## begin DATA ROWS

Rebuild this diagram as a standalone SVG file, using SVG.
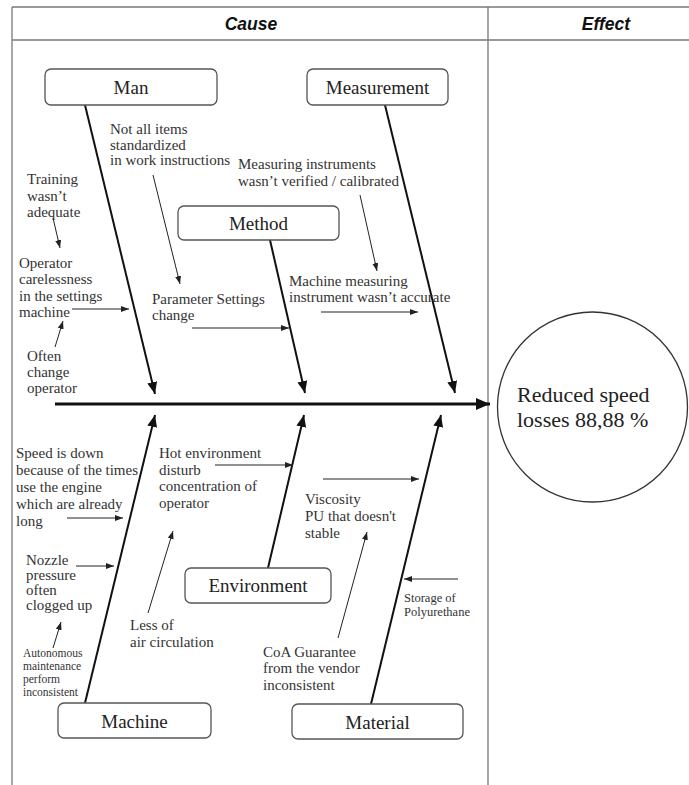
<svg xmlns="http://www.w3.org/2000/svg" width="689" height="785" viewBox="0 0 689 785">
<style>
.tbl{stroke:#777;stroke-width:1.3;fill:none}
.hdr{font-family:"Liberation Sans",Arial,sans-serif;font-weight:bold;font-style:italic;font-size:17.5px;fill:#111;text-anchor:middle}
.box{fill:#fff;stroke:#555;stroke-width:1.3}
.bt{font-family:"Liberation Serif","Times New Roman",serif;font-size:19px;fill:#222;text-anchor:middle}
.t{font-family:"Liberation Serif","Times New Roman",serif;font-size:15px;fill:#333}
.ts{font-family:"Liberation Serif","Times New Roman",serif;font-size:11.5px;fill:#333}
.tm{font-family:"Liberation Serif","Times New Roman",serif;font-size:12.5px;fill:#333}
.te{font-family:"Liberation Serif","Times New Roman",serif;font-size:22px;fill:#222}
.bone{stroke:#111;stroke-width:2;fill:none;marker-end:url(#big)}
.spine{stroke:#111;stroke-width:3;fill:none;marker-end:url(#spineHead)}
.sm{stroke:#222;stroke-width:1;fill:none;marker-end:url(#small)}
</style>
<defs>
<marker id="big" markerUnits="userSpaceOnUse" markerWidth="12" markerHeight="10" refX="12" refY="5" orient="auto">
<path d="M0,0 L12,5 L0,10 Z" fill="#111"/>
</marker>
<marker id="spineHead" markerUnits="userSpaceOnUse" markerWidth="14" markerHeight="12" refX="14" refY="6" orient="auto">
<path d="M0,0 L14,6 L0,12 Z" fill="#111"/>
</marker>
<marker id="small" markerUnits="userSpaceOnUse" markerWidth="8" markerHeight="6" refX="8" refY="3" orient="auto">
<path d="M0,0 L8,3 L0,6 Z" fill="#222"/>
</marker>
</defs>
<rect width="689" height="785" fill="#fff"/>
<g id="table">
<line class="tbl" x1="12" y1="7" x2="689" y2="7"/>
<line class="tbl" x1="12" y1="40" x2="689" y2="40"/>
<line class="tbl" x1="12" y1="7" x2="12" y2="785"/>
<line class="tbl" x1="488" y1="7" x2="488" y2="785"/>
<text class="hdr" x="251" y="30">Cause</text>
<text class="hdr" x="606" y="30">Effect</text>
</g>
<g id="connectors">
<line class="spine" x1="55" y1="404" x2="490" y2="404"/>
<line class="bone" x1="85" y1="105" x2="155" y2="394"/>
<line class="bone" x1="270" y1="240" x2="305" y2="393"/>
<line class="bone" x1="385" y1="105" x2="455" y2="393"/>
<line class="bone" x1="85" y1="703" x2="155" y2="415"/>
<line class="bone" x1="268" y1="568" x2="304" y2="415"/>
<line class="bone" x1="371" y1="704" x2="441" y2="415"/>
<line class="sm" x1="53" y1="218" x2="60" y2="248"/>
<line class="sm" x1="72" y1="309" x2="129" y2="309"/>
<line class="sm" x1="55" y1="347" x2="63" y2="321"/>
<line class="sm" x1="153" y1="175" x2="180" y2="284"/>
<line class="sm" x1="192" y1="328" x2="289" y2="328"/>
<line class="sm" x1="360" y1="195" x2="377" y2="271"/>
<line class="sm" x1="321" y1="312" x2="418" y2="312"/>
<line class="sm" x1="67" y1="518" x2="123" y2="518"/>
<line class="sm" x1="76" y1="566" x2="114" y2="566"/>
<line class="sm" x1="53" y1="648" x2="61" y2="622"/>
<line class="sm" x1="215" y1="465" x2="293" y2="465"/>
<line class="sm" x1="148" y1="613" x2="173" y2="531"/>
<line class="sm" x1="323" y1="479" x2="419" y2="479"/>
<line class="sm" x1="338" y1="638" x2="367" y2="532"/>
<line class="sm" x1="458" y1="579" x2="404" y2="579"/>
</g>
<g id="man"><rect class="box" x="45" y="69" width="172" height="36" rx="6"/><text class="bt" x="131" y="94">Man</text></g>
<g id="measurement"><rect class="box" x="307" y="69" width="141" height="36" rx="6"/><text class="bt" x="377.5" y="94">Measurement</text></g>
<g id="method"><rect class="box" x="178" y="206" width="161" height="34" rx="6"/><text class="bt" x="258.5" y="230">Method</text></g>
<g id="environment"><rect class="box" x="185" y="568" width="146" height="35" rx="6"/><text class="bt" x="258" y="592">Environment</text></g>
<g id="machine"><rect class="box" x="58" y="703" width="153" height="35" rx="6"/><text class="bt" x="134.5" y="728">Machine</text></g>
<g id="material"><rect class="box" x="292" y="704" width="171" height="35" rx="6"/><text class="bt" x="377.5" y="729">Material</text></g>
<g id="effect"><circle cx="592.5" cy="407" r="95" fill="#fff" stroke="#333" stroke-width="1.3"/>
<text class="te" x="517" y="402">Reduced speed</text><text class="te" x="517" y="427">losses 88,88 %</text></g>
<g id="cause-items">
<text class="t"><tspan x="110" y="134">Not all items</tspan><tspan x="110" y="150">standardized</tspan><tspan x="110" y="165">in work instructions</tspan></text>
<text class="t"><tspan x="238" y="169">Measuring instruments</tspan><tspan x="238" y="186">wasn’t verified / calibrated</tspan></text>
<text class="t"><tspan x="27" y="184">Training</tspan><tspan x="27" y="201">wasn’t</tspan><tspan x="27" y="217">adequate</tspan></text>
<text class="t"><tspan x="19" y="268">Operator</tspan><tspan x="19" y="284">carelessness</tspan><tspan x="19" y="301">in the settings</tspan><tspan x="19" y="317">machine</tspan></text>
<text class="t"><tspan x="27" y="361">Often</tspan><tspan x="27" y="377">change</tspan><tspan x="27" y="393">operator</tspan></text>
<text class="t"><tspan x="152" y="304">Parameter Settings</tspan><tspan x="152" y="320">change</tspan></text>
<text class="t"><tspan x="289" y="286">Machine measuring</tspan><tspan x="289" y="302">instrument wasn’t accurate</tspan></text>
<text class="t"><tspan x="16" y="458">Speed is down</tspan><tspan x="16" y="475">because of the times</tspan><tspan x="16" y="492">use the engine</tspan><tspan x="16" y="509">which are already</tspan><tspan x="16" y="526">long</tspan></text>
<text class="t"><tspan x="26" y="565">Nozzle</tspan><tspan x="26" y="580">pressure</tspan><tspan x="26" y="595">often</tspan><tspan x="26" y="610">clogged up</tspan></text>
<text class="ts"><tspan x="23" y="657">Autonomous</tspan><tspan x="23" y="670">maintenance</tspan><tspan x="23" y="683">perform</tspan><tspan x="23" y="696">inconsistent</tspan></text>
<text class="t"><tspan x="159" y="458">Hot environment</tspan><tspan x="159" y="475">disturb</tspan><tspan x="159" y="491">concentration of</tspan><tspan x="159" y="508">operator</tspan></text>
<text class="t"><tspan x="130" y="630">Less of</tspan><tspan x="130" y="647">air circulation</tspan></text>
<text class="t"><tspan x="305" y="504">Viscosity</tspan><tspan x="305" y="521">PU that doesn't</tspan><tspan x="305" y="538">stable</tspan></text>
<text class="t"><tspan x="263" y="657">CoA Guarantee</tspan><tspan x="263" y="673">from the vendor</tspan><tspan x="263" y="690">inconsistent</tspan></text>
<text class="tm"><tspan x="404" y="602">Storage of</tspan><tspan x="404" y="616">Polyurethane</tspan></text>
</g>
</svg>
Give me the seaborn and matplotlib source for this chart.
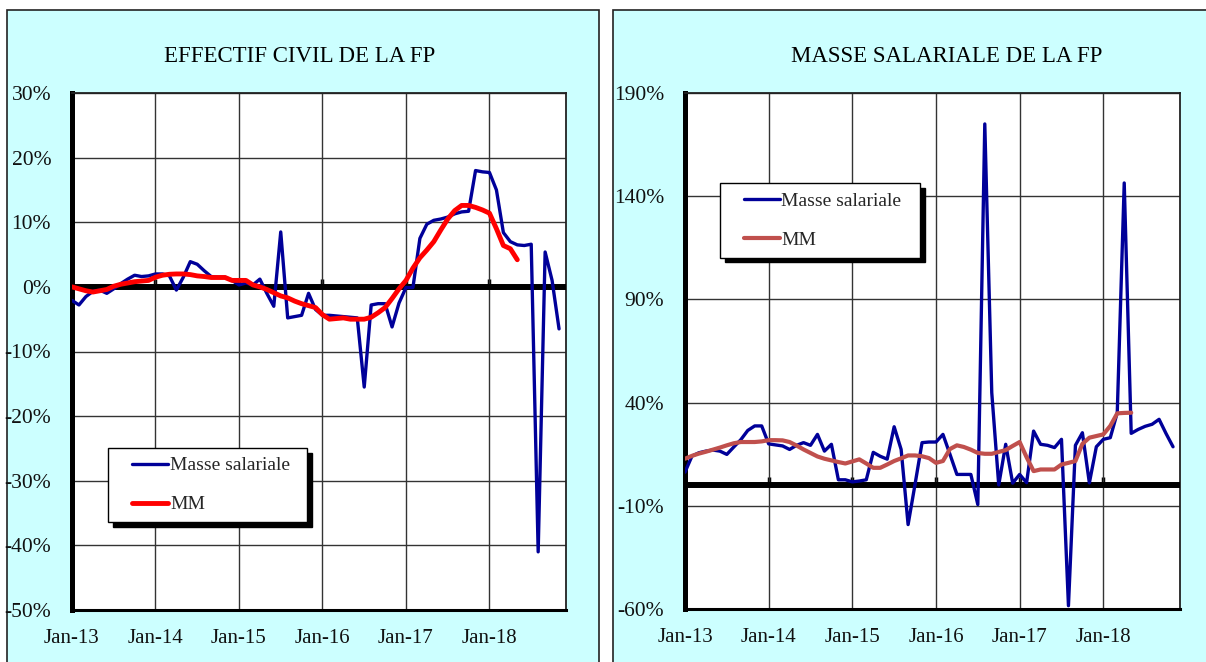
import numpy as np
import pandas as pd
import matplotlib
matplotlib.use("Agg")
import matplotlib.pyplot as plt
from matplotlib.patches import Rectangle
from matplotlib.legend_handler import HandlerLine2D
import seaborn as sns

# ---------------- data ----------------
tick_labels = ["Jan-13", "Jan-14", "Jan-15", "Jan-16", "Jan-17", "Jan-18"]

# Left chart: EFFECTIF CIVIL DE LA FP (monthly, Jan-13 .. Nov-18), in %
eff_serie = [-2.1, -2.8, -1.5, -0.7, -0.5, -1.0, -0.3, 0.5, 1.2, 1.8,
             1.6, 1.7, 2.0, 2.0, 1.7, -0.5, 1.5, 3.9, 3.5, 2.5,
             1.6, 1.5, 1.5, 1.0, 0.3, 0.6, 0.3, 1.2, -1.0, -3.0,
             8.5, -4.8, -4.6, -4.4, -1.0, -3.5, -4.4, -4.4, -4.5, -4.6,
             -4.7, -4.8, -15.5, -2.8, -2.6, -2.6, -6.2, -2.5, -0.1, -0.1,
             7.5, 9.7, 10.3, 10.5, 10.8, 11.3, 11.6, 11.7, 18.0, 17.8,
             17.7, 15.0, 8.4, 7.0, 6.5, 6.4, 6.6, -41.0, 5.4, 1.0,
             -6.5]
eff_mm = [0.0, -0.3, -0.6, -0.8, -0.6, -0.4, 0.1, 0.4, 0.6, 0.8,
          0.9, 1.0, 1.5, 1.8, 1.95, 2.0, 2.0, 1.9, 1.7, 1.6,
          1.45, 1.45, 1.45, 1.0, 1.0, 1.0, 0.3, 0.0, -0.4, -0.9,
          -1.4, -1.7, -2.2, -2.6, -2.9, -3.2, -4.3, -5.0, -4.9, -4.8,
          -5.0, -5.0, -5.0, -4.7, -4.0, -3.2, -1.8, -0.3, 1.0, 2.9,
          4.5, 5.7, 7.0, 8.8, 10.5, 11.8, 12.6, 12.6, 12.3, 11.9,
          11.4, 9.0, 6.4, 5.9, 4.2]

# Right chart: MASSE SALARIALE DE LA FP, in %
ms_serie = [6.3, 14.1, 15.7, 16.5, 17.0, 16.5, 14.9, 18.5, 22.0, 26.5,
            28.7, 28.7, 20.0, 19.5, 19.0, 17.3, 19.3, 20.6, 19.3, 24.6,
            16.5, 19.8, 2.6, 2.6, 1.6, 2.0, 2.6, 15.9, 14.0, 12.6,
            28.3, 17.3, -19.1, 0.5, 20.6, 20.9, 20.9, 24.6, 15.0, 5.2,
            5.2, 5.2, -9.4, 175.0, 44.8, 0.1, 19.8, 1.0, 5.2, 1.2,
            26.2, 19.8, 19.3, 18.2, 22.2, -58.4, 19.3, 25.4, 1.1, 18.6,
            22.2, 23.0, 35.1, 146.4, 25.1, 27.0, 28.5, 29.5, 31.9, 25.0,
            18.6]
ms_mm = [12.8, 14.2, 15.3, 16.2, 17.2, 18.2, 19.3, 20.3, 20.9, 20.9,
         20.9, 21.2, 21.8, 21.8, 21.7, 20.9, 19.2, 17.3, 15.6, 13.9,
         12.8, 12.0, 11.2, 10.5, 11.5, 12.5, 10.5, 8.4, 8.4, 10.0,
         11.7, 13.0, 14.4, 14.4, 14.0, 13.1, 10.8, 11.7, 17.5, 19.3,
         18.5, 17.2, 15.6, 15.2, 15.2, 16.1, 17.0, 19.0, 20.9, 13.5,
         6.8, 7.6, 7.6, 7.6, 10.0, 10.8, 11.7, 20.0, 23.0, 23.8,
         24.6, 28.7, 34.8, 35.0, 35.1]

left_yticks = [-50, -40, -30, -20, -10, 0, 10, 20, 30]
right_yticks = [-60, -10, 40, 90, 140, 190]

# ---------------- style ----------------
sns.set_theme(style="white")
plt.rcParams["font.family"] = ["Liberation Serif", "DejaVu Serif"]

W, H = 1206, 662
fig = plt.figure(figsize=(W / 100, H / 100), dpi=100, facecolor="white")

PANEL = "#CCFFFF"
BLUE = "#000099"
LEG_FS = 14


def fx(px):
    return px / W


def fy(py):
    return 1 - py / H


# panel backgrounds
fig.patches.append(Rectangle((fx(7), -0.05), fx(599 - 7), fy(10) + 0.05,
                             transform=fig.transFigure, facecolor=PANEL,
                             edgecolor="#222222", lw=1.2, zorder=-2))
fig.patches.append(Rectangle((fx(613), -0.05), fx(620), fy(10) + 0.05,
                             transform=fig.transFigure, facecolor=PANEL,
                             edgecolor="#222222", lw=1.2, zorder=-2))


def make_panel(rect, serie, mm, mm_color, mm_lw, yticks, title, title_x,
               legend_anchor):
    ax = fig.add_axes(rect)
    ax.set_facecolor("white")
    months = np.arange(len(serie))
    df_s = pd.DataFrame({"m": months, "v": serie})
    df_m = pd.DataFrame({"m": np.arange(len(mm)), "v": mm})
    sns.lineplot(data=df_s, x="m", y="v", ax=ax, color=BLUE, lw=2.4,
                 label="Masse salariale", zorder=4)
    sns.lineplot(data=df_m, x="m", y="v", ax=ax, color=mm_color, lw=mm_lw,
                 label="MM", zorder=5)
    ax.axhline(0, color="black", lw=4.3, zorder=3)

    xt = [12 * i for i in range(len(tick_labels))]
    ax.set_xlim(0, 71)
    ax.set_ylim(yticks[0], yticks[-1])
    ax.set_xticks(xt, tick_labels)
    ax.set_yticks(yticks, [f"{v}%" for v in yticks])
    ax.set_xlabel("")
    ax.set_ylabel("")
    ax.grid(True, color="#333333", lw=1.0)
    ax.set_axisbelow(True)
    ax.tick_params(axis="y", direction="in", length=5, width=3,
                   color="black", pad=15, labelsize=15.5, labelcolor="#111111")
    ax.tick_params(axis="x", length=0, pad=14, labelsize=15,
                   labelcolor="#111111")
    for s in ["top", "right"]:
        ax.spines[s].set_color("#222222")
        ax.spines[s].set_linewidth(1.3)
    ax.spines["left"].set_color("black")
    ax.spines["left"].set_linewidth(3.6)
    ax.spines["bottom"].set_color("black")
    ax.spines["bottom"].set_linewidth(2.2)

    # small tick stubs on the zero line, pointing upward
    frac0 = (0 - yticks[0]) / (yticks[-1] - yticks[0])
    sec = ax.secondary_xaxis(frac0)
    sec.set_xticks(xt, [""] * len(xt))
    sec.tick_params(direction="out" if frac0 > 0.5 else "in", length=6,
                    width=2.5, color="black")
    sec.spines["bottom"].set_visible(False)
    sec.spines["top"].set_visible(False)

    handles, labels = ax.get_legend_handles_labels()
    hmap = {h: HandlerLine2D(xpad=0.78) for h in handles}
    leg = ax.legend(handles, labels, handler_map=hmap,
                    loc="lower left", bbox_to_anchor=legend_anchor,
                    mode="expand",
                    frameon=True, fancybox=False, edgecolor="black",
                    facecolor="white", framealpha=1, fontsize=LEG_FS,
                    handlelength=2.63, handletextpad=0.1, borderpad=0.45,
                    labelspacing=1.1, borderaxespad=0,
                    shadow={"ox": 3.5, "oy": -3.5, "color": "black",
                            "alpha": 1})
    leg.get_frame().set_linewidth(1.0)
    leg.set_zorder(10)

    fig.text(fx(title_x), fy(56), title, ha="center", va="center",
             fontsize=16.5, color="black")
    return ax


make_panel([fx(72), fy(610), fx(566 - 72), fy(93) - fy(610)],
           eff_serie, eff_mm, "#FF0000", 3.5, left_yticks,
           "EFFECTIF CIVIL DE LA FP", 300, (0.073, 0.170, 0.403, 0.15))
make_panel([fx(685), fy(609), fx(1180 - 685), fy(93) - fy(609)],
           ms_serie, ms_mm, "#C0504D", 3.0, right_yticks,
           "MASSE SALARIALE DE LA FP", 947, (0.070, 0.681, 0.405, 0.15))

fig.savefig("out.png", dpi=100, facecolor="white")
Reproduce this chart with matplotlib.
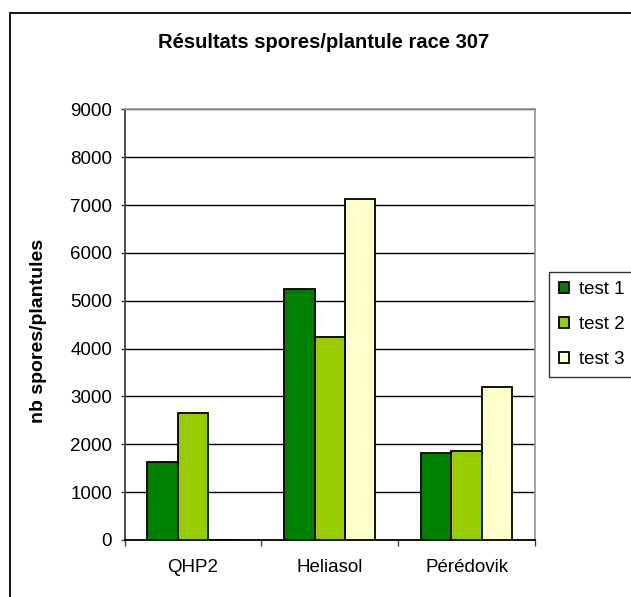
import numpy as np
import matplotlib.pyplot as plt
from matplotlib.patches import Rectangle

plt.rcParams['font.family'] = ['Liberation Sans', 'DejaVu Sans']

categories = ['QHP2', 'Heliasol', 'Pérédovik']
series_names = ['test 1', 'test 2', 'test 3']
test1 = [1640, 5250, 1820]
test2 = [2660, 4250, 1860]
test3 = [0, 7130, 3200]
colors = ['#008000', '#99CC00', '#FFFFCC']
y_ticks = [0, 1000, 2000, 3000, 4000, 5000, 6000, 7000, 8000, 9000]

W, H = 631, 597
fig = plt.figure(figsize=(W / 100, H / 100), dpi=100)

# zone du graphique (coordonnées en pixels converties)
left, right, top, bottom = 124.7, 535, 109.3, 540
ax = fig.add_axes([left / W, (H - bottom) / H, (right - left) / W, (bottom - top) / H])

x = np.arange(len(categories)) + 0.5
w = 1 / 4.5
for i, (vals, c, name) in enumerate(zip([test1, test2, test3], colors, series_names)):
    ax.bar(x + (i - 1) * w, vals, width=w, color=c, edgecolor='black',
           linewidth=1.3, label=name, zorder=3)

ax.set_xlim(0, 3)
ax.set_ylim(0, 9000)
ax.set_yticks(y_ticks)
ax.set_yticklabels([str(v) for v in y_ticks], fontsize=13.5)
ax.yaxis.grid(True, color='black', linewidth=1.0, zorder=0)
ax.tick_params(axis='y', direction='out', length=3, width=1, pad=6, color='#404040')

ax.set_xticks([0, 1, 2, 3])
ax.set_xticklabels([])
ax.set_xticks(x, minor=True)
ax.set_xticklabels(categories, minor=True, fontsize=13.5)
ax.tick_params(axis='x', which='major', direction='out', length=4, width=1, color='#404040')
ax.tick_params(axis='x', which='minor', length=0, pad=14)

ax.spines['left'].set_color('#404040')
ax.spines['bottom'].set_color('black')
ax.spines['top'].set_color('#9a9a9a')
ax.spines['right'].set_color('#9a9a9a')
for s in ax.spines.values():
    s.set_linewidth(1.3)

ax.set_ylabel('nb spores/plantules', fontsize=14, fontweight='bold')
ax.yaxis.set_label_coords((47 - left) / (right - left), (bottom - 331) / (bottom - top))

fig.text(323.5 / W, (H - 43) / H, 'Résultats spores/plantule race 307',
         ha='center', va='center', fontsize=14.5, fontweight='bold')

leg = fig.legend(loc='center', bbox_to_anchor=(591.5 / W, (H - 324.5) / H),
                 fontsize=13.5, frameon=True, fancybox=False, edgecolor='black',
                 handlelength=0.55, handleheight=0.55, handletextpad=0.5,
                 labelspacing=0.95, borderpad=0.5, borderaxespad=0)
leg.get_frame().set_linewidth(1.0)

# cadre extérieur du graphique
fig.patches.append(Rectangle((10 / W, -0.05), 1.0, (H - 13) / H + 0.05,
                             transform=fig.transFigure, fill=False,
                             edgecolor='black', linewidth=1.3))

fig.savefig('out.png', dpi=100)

## end DATA ROWS

_EXERCISE_. Give again, word for word, the lines from the one that contains "Reproduce this chart with matplotlib." to the one that contains "7000, 8000, 9000]", both included. Omit the pictures.

_TASK SOLUTION_.
Reproduce this chart with matplotlib.
import numpy as np
import matplotlib.pyplot as plt
from matplotlib.patches import Rectangle

plt.rcParams['font.family'] = ['Liberation Sans', 'DejaVu Sans']

categories = ['QHP2', 'Heliasol', 'Pérédovik']
series_names = ['test 1', 'test 2', 'test 3']
test1 = [1640, 5250, 1820]
test2 = [2660, 4250, 1860]
test3 = [0, 7130, 3200]
colors = ['#008000', '#99CC00', '#FFFFCC']
y_ticks = [0, 1000, 2000, 3000, 4000, 5000, 6000, 7000, 8000, 9000]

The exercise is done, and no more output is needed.